The most recent highway bill, the Transportation Equity Act for the 21st Century (TEA-21), expires on Sept. 30. Mayors and county commissioners are urging Congress to place a greater emphasis on local needs as they write the first major transportation bill of the 21st Century. “Congress should give metropolitan areas more resources and greater decision ability to direct transportation funds where they are most needed,” Knoxville, Tenn., Mayor Victor Ashe told the House Highways, Transit and Pipelines Subcommittee last month.
While Congress is likely to agree that local funding needs to be boosted, it is less clear if federal lawmakers feel there is a need to send money directly to local governments. Still, local leaders are calling on Congress to suballocate funds to cities and counties and bypass the states, which traditionally have served as the main distributor of federal highway funds.

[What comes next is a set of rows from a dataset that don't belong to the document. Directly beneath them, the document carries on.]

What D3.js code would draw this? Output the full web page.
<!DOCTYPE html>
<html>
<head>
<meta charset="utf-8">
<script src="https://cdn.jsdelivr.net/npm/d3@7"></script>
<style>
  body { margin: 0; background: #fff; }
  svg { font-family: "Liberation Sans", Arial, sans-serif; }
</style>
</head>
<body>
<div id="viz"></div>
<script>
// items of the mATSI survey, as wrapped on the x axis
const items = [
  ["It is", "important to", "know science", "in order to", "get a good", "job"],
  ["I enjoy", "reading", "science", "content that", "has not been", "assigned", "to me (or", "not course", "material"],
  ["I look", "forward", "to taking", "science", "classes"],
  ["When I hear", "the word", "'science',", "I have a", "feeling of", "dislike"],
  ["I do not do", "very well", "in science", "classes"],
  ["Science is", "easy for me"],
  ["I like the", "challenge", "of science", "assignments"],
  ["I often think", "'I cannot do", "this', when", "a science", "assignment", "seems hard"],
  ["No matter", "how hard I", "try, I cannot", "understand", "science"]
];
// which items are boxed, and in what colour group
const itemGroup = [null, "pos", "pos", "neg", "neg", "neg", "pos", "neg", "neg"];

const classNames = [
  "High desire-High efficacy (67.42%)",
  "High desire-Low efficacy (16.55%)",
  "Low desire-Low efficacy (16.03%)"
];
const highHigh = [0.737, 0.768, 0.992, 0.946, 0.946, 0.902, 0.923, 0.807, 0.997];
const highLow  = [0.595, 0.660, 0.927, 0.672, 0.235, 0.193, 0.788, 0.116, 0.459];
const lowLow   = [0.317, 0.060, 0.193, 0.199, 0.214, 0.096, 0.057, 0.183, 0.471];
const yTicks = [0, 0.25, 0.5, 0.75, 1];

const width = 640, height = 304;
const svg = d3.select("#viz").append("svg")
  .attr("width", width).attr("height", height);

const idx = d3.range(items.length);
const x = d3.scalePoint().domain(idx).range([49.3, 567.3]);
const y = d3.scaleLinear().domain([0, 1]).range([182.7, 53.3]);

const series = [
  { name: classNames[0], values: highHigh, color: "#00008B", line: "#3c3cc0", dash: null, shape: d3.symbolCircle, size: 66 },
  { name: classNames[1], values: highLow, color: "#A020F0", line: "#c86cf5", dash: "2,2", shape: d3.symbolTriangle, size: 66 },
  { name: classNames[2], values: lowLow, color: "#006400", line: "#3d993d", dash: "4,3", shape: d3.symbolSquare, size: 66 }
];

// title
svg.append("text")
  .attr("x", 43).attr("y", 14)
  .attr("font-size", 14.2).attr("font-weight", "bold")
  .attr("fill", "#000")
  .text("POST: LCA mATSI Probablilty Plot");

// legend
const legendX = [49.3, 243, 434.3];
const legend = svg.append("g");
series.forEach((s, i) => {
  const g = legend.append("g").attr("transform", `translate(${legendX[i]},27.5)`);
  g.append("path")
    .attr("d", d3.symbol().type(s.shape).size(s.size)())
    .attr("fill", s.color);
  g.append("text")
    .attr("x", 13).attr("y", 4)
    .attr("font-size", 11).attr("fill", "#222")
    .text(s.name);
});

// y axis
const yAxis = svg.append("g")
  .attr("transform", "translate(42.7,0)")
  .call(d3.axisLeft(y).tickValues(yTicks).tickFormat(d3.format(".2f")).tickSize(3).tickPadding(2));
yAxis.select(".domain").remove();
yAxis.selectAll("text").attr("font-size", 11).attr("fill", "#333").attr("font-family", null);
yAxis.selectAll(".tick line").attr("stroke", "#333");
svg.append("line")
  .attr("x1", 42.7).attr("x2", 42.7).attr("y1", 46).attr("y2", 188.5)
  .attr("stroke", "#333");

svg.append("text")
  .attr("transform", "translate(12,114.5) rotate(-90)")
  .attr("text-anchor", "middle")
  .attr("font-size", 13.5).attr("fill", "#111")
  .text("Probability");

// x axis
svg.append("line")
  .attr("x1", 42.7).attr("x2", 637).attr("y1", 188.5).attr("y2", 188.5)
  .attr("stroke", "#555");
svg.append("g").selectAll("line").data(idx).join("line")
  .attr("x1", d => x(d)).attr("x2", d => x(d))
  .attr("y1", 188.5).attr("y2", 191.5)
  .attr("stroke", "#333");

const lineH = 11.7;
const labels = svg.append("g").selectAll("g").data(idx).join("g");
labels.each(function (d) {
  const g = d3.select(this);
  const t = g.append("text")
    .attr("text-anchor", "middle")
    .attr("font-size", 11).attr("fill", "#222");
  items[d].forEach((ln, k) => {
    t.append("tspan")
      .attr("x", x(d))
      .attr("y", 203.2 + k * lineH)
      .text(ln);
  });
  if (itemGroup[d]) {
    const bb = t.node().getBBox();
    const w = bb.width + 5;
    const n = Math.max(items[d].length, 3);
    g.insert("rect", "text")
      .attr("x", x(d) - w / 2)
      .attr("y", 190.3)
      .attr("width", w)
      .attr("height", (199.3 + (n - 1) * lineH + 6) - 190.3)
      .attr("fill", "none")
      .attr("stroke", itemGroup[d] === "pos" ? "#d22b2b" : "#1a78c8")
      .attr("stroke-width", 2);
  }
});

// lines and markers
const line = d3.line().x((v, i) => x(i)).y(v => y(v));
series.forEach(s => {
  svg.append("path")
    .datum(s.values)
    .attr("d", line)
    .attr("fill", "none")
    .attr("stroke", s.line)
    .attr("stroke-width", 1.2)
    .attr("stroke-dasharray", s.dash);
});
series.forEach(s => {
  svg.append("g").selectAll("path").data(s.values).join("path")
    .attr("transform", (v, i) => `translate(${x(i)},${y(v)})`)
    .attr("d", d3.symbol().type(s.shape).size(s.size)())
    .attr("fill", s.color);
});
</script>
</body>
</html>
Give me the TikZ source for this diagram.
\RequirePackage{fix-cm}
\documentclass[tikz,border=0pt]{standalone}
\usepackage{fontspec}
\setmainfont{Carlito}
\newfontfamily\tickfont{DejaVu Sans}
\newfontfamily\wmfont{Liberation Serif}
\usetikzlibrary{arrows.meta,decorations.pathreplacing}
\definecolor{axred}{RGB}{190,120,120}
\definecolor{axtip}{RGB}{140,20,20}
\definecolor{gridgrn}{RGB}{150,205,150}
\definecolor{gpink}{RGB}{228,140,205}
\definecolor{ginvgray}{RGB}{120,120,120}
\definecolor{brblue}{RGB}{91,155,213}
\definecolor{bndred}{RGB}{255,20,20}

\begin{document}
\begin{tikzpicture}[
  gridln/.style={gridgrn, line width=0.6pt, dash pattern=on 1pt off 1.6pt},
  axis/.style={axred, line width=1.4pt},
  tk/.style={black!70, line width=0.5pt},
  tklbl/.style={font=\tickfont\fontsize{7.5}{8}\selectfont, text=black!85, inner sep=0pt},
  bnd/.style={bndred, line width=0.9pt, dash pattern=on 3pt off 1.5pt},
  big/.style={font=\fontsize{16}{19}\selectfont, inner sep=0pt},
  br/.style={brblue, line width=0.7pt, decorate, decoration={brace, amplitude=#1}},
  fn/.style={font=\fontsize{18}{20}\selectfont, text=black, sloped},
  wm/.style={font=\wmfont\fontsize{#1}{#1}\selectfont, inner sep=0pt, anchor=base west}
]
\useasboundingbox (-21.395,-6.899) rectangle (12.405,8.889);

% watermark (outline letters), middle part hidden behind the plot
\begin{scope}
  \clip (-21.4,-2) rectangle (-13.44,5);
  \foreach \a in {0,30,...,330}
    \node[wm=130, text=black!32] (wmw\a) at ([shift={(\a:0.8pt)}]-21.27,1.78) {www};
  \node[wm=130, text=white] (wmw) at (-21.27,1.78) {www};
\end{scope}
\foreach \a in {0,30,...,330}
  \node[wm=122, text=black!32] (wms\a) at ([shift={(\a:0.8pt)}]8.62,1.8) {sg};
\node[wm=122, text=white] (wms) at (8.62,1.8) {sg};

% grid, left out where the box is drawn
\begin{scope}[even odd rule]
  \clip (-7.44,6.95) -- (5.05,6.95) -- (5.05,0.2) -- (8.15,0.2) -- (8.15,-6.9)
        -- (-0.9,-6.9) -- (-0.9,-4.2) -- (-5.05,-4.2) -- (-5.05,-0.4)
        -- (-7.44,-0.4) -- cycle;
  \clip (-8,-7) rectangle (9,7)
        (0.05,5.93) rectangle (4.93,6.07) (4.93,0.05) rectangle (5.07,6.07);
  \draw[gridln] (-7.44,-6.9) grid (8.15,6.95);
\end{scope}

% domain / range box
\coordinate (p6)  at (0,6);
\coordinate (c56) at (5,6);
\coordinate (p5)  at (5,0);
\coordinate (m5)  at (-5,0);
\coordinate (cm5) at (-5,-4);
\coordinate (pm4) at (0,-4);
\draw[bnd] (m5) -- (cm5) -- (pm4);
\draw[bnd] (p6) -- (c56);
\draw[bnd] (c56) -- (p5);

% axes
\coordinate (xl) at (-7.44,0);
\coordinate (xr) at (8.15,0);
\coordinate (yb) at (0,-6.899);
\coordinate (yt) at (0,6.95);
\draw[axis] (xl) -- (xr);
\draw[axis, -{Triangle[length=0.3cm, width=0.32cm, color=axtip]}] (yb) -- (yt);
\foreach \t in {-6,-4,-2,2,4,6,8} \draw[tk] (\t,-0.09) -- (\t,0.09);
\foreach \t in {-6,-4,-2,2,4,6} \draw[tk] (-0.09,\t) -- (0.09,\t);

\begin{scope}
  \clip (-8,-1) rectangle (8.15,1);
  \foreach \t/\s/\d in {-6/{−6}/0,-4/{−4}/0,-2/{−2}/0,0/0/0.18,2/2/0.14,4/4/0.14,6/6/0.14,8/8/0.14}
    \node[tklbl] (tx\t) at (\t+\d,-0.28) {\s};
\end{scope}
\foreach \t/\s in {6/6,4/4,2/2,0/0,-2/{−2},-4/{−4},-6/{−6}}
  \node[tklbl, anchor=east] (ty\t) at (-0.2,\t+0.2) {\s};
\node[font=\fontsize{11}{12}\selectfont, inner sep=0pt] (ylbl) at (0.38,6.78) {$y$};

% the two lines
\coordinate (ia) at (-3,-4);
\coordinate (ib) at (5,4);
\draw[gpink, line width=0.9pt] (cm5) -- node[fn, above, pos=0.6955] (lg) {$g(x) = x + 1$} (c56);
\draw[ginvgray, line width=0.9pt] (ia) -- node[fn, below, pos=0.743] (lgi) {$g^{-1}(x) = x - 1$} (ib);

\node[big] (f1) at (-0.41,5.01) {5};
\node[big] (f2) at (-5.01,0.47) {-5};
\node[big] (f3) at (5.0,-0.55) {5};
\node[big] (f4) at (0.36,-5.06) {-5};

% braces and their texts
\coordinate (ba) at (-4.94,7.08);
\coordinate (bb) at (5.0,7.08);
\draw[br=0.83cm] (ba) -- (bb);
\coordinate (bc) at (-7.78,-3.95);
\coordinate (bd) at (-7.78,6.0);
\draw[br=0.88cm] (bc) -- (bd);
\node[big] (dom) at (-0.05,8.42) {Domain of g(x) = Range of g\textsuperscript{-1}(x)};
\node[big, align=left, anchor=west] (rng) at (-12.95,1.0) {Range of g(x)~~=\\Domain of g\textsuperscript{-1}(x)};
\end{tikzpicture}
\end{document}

“Under the current law, local officials are only allowed to make decisions on approximately six cents of every federal transportation dollar,” Laredo, Texas, Mayor Elizabeth Flores told the House panel. “This is a woefully modest allocation of resources to metropolitan areas that represent more than one-half of the nation’s population and 80 percent of the nation’s employment, income and production of goods and services. This is an insult to mayors on the front line.”
Ashe and Flores were just two of the five mayors and county commissioners who appeared before the subcommittee in May to plead the case of local governments. Local leaders are expected to continue to make appearances before other congressional committees in the coming months to argue the same point.

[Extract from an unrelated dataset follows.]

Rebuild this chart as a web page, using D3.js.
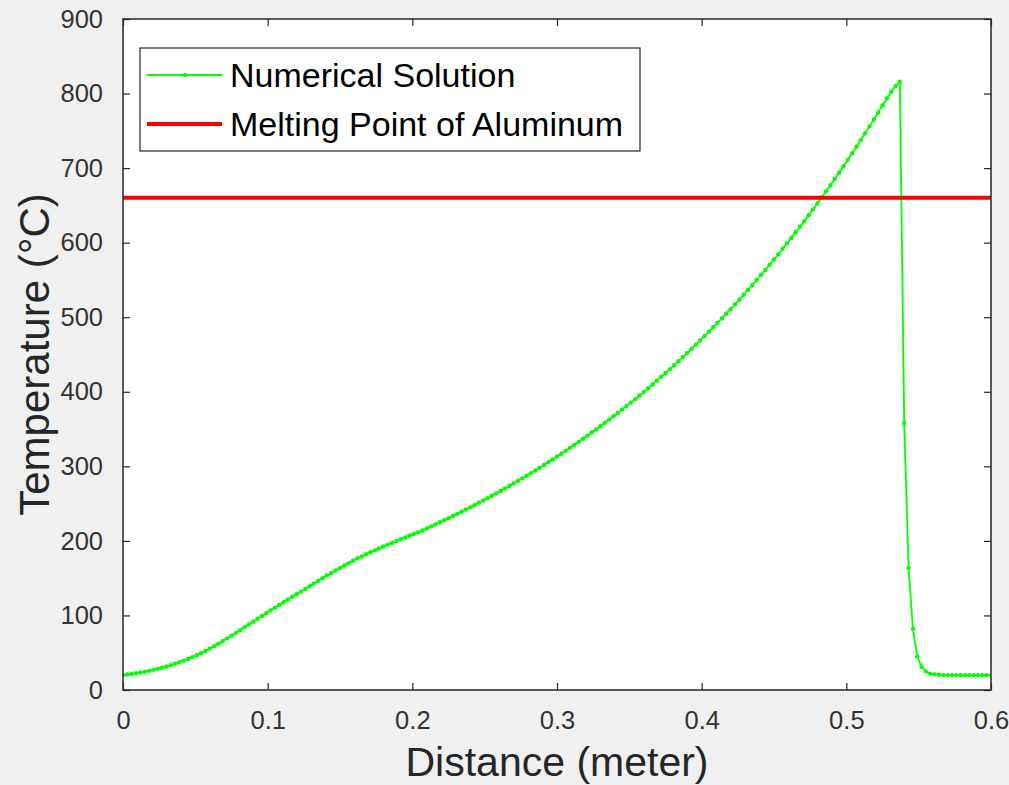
<!DOCTYPE html>
<html>
<head>
<meta charset="utf-8">
<script src="https://cdn.jsdelivr.net/npm/d3@7"></script>
<style>
  html, body { margin: 0; padding: 0; background: #f0f0f0; }
  svg { display: block; }
  text { font-family: "Liberation Sans", Arial, Helvetica, sans-serif; }
</style>
</head>
<body>
<svg id="chart" width="1009" height="785"></svg>
<script>
// ---- Data ----
const distance = [
  0.000,0.003,0.006,0.009,0.012,0.015,0.018,0.021,0.024,0.027,
  0.030,0.033,0.036,0.039,0.042,0.045,0.048,0.051,0.054,0.057,
  0.060,0.063,0.066,0.069,0.072,0.075,0.078,0.081,0.084,0.087,
  0.090,0.093,0.096,0.099,0.102,0.105,0.108,0.111,0.114,0.117,
  0.120,0.123,0.126,0.129,0.132,0.135,0.138,0.141,0.144,0.147,
  0.150,0.153,0.156,0.159,0.162,0.165,0.168,0.171,0.174,0.177,
  0.180,0.183,0.186,0.189,0.192,0.195,0.198,0.201,0.204,0.207,
  0.210,0.213,0.216,0.219,0.222,0.225,0.228,0.231,0.234,0.237,
  0.240,0.243,0.246,0.249,0.252,0.255,0.258,0.261,0.264,0.267,
  0.270,0.273,0.276,0.279,0.282,0.285,0.288,0.291,0.294,0.297,
  0.300,0.303,0.306,0.309,0.312,0.315,0.318,0.321,0.324,0.327,
  0.330,0.333,0.336,0.339,0.342,0.345,0.348,0.351,0.354,0.357,
  0.360,0.363,0.366,0.369,0.372,0.375,0.378,0.381,0.384,0.387,
  0.390,0.393,0.396,0.399,0.402,0.405,0.408,0.411,0.414,0.417,
  0.420,0.423,0.426,0.429,0.432,0.435,0.438,0.441,0.444,0.447,
  0.450,0.453,0.456,0.459,0.462,0.465,0.468,0.471,0.474,0.477,
  0.480,0.483,0.486,0.489,0.492,0.495,0.498,0.501,0.504,0.507,
  0.510,0.513,0.516,0.519,0.522,0.525,0.528,0.531,0.534,0.537,
  0.540,0.543,0.546,0.549,0.552,0.555,0.558,0.561,0.564,0.567,
  0.570,0.573,0.576,0.579,0.582,0.585,0.588,0.591,0.594,0.597,
  0.600
];
const temperature = [
  20,20.7,21.5,22.4,23.4,24.5,25.7,27.0,28.4,29.9,
  31.5,33.3,35.2,37.2,39.4,41.7,44.1,46.7,49.5,52.4,
  55.5,58.8,62.2,65.7,69.3,72.9,76.6,80.3,84.1,87.9,
  91.7,95.5,99.3,103.1,106.8,110.5,114.2,117.8,121.4,125.0,
  128.5,132.0,135.6,139.2,142.8,146.4,150.0,153.5,157.0,160.4,
  163.7,167.0,170.2,173.3,176.3,179.2,182.0,184.7,187.3,189.9,
  192.4,194.9,197.3,199.7,202.1,204.5,206.8,209.1,211.5,214.0,
  216.6,219.5,222.2,224.9,227.7,230.5,233.3,236.2,239.1,242.1,
  245.0,248.1,251.1,254.2,257.4,260.5,263.7,267.0,270.3,273.6,
  277.0,280.4,283.9,287.4,290.9,294.5,298.1,301.8,305.5,309.3,
  313.1,316.9,320.8,324.8,328.8,332.8,336.9,341.1,345.3,349.5,
  353.8,358.2,362.6,367.1,371.6,376.2,380.8,385.5,390.2,395.0,
  399.9,404.8,409.8,414.9,420.0,425.2,430.4,435.7,441.1,446.5,
  452.0,457.6,463.2,468.9,474.7,480.6,486.5,492.5,498.5,504.7,
  510.9,517.2,523.6,530.0,536.6,543.2,549.9,556.6,563.5,570.4,
  577.5,584.6,591.8,599.1,606.4,613.9,621.5,629.1,636.9,644.7,
  652.7,660.7,668.8,677.1,685.4,693.9,702.4,711.1,719.8,728.7,
  737.7,746.8,756.0,765.3,774.7,784.2,793.5,802.0,810.0,816.0,
  358,164,82,45,31,25,22,21,20.5,20,
  20,20,20,20,20,20,20,20,20,20,
  20
];
const meltingPoint = 660.3;
const xTicks = [0, 0.1, 0.2, 0.3, 0.4, 0.5, 0.6];
const yTicks = [0, 100, 200, 300, 400, 500, 600, 700, 800, 900];
const seriesNames = ["Numerical Solution", "Melting Point of Aluminum"];
const xLabel = "Distance (meter)";
const yLabel = "Temperature (°C)";

(function () {
  const svg = d3.select("#chart");
  const pL = 123, pR = 991, pT = 19, pB = 690;
  const axisColor = "#262626";

  const x = d3.scaleLinear().domain([0, 0.6]).range([pL, pR]);
  const y = d3.scaleLinear().domain([0, 900]).range([pB, pT]);

  svg.append("rect")
    .attr("x", pL).attr("y", pT)
    .attr("width", pR - pL).attr("height", pB - pT)
    .attr("fill", "#ffffff");

  svg.append("clipPath").attr("id", "plotclip").append("rect")
    .attr("x", pL).attr("y", pT).attr("width", pR - pL).attr("height", pB - pT);
  const plot = svg.append("g").attr("clip-path", "url(#plotclip)");

  const data = distance.map((d, i) => ({ x: d, t: temperature[i] }));

  plot.append("path")
    .datum(data)
    .attr("fill", "none")
    .attr("stroke", "#00ff00")
    .attr("stroke-width", 1.8)
    .attr("d", d3.line().x(d => x(d.x)).y(d => y(d.t)));

  plot.selectAll("circle.pt")
    .data(data)
    .enter().append("circle")
    .attr("class", "pt")
    .attr("cx", d => x(d.x))
    .attr("cy", d => y(d.t))
    .attr("r", 2.2)
    .attr("fill", "#00ff00");

  plot.append("line")
    .attr("x1", x(0)).attr("x2", x(0.6))
    .attr("y1", y(meltingPoint)).attr("y2", y(meltingPoint))
    .attr("stroke", "#ff0000")
    .attr("stroke-width", 4);

  const tickSize = 7;
  const fontSize = 25.5;

  const axBottom = d3.axisBottom(x).tickValues(xTicks).tickSizeInner(-tickSize).tickSizeOuter(0)
    .tickPadding(tickSize + 14).tickFormat(d => d === 0 ? "0" : d3.format(".1f")(d));
  const axTop = d3.axisTop(x).tickValues(xTicks).tickSizeInner(-tickSize).tickSizeOuter(0).tickFormat("");
  const axLeft = d3.axisLeft(y).tickValues(yTicks).tickSizeInner(-tickSize).tickSizeOuter(0)
    .tickPadding(tickSize + 13).tickFormat(d3.format("d"));
  const axRight = d3.axisRight(y).tickValues(yTicks).tickSizeInner(-tickSize).tickSizeOuter(0).tickFormat("");

  function styleAxis(g) {
    g.select(".domain").remove();
    g.selectAll("line").attr("stroke", axisColor).attr("stroke-width", 1.2);
    g.selectAll("text").attr("fill", "#333333").attr("font-size", fontSize)
      .attr("font-family", "'Liberation Sans', Arial, sans-serif");
  }

  svg.append("g").attr("transform", `translate(0,${pB})`).call(axBottom).call(styleAxis);
  svg.append("g").attr("transform", `translate(0,${pT})`).call(axTop).call(styleAxis);
  svg.append("g").attr("transform", `translate(${pL},0)`).call(axLeft).call(styleAxis);
  svg.append("g").attr("transform", `translate(${pR},0)`).call(axRight).call(styleAxis);

  svg.append("rect")
    .attr("x", pL).attr("y", pT)
    .attr("width", pR - pL).attr("height", pB - pT)
    .attr("fill", "none").attr("stroke", axisColor).attr("stroke-width", 1.5);

  svg.append("text")
    .attr("x", (pL + pR) / 2).attr("y", 776)
    .attr("text-anchor", "middle")
    .attr("font-size", 41).attr("fill", axisColor)
    .text(xLabel);

  svg.append("text")
    .attr("transform", `translate(49,${(pT + pB) / 2}) rotate(-90)`)
    .attr("text-anchor", "middle")
    .attr("font-size", 42).attr("fill", axisColor)
    .text(yLabel);

  const lg = svg.append("g");
  lg.append("rect")
    .attr("x", 140).attr("y", 48).attr("width", 500).attr("height", 103)
    .attr("fill", "#ffffff").attr("stroke", axisColor).attr("stroke-width", 1.2);

  const rows = [
    { name: seriesNames[0], color: "#00ff00", width: 1.8, marker: true, cy: 75 },
    { name: seriesNames[1], color: "#ff0000", width: 4, marker: false, cy: 124 }
  ];
  rows.forEach(r => {
    lg.append("line")
      .attr("x1", 147).attr("x2", 222).attr("y1", r.cy).attr("y2", r.cy)
      .attr("stroke", r.color).attr("stroke-width", r.width);
    if (r.marker) {
      lg.append("circle").attr("cx", 185).attr("cy", r.cy).attr("r", 2.2).attr("fill", r.color);
    }
    lg.append("text")
      .attr("x", 230).attr("y", r.cy)
      .attr("dy", "0.35em")
      .attr("font-size", 34).attr("fill", "#000000")
      .text(r.name);
  });
})();
</script>
</body>
</html>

In addition to suballocating funds, city and county officials also are calling on Congress to increase funding for mass transit projects, which they say are key to alleviating traffic congestion. It is estimated that 14 million people use transit each day, and that number is increasing, says Seattle Mayor Greg Nickels.

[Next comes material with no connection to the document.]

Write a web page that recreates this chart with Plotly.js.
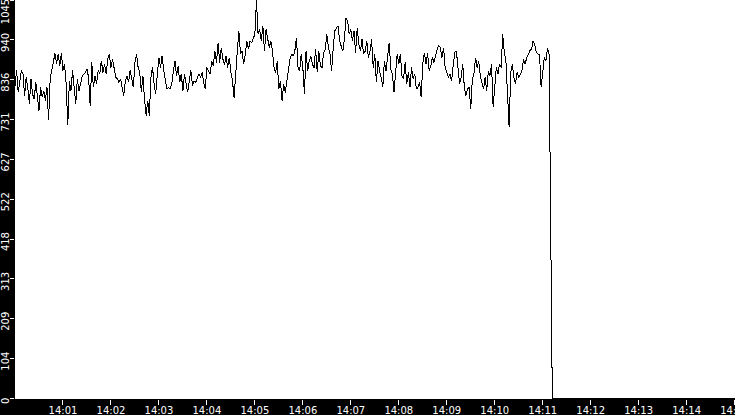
<!DOCTYPE html>
<html>
<head>
<meta charset="utf-8">
<script src="https://cdn.plot.ly/plotly-3.0.1.min.js"></script>
<style>
  html, body { margin: 0; padding: 0; background: #000; }
  #chart { width: 735px; height: 415px; }
  .scatterlayer path { shape-rendering: crispEdges; }
</style>
</head>
<body>
<div id="chart"></div>
<script>
// sampled every 2 s from 14:00:00
const day = '2024-01-01';
const startSeconds = 14 * 3600;
const stepSeconds = 2;
const values = [
  820,860,803,838,860,851,794,842,816,772,
  838,798,785,829,781,755,816,790,807,781,
  816,729,838,860,881,905,877,903,872,905,
  860,877,825,716,833,807,860,816,772,838,
  807,825,846,851,855,864,842,768,881,816,
  846,825,860,851,886,855,877,851,890,903,
  868,890,860,842,838,829,838,811,794,833,
  846,829,860,838,816,881,903,868,855,803,
  846,785,742,781,742,842,868,825,798,851,
  894,868,899,860,838,811,816,811,825,860,
  886,846,872,829,851,807,851,825,803,833,
  860,820,833,829,838,851,
  842,855,829,811,868,859,850,885,872,911,
  881,933,881,920,890,876,898,868,894,855,
  833,789,868,911,964,903,911,876,903,937,
  916,937,933,946,955,1045,955,968,937,977,
  911,968,946,920,937,911,868,855,885,811,
  833,781,824,802,833,859,
  890,903,898,911,946,868,859,903,868,798,
  911,859,885,898,876,868,916,855,911,872,
  868,907,916,955,920,903,859,920,964,972,
  977,937,920,911,942,998,990,955,968,937,
  964,907,972,929,911,942,903,911,937,894,
  911,942,868,903,829,885,
  859,842,816,885,859,899,933,864,851,803,
  851,903,877,903,846,838,881,825,855,816,
  868,838,851,811,816,829,790,877,907,877,
  907,859,872,894,881,903,916,925,920,894,
  920,868,855,842,851,833,872,907,912,859,
  825,842,877,816,794,811,
  816,759,838,851,894,868,885,846,829,811,
  842,807,859,846,877,764,816,868,851,877,
  868,955,907,885,798,711,855,877,842,825,
  855,842,851,859,890,877,894,903,912,916,
  938,929,907,903,903,816,859,894,885,920,
  903,431
];
// after the drop the feed stays at zero
const tailTimes = ['14:11:12', '14:15:00'];
const tailValues = [0, 0];

const yTickVals = [0, 104.5, 209, 313.5, 418, 522.5, 627, 731.5, 836, 940.5, 1045];
const yTickText = ['0','104','209','313','418','522','627','731','836','940','1045'];
const xTickTimes = ['14:01','14:02','14:03','14:04','14:05','14:06','14:07','14:08',
                    '14:09','14:10','14:11','14:12','14:13','14:14','14:15'];

function pad(n){return (n<10?'0':'')+n;}
function stamp(sec){
  let h=Math.floor(sec/3600), m=Math.floor(sec%3600/60), s=sec%60;
  return day+' '+pad(h)+':'+pad(m)+':'+pad(s);
}

let x=[], y=[];
values.forEach((v,i)=>{x.push(stamp(startSeconds+i*stepSeconds)); y.push(v);});
tailTimes.forEach((t,i)=>{x.push(day+' '+t); y.push(tailValues[i]);});

const tickFont = {family: 'DejaVu Sans', size: 10, color: '#fff'};
const last = yTickVals.length - 1;
const yCommon = {
  range: [-1.5, 1045], tickangle: -90, ticklabelstandoff: -3,
  ticklabeloverflow: 'allow', tickfont: tickFont,
  ticks: 'outside', ticklen: 4, tickcolor: '#fff', tickwidth: 1,
  showgrid: false, zeroline: false, showline: false,
  automargin: false, fixedrange: true
};

Plotly.newPlot('chart', [{
  x: x, y: y, type: 'scatter', mode: 'lines',
  line: {color: '#000', width: 1}, hoverinfo: 'skip'
}, {
  // empty trace so the second y axis (top label only) gets drawn
  x: [], y: [], yaxis: 'y2', type: 'scatter', mode: 'lines', hoverinfo: 'skip'
}], {
  width: 735, height: 415,
  margin: {l: 15, r: 0, t: 0, b: 16, pad: 0},
  paper_bgcolor: '#000', plot_bgcolor: '#fff',
  showlegend: false,
  xaxis: {
    type: 'date',
    range: [day+' 14:00:00', day+' 14:15:00.5'],
    tickvals: xTickTimes.map(t => day+' '+t),
    ticktext: xTickTimes,
    ticks: 'outside', ticklen: 5, tickcolor: '#fff', tickwidth: 1,
    ticklabelstandoff: -3, ticklabeloverflow: 'allow',
    tickfont: tickFont, showgrid: false, zeroline: false, showline: false,
    automargin: false, fixedrange: true
  },
  yaxis: Object.assign({}, yCommon, {
    tickvals: yTickVals.slice(0, last), ticktext: yTickText.slice(0, last),
    ticklabelshift: 4
  }),
  yaxis2: Object.assign({}, yCommon, {
    overlaying: 'y', side: 'left',
    tickvals: [yTickVals[last]], ticktext: [yTickText[last]],
    ticklabelshift: 13
  })
}, {staticPlot: true, displayModeBar: false});
</script>
</body>
</html>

“People, businesses and communities rely on transit to get around, and [they] depend on their elected officials to make a strong investment in buses, commuter rail, light rail, ferries and other transportation modes that provide choices other than being stuck in traffic,” Nickels told the subcommittee.
Congress uses the Department of Transportation’s (DOT) report, “The Status of the Nation’s Highways, Bridges and Transit,” to help determine funding levels for building and maintaining highways. The cost to improve the nation’s bridges and highways over the next 20 years is $106.9 billion per year, according to the report. Maintaining the current infrastructure would cost $75.9 billion per year over the same time period, according to the DOT.
Maintaining the status quo does not appeal to at least one key House member. “The current level of funding for the federal highway and transit programs is insufficient to meet the needs of our deteriorating transportation infrastructure,” says Rep. Tom Petri, R-Wis., chairman of the Highways, Transit and Pipelines Subcommittee.
Unlike most issues on Capitol Hill, very little partisan fighting exists over the reauthorization of the highway bill, which has the potential to deliver millions of dollars to every congressional district in the country. The sparring this year will be between Congress and the White House, which is trying to cut back on federal spending.
The author is Washington correspondent for American City & County.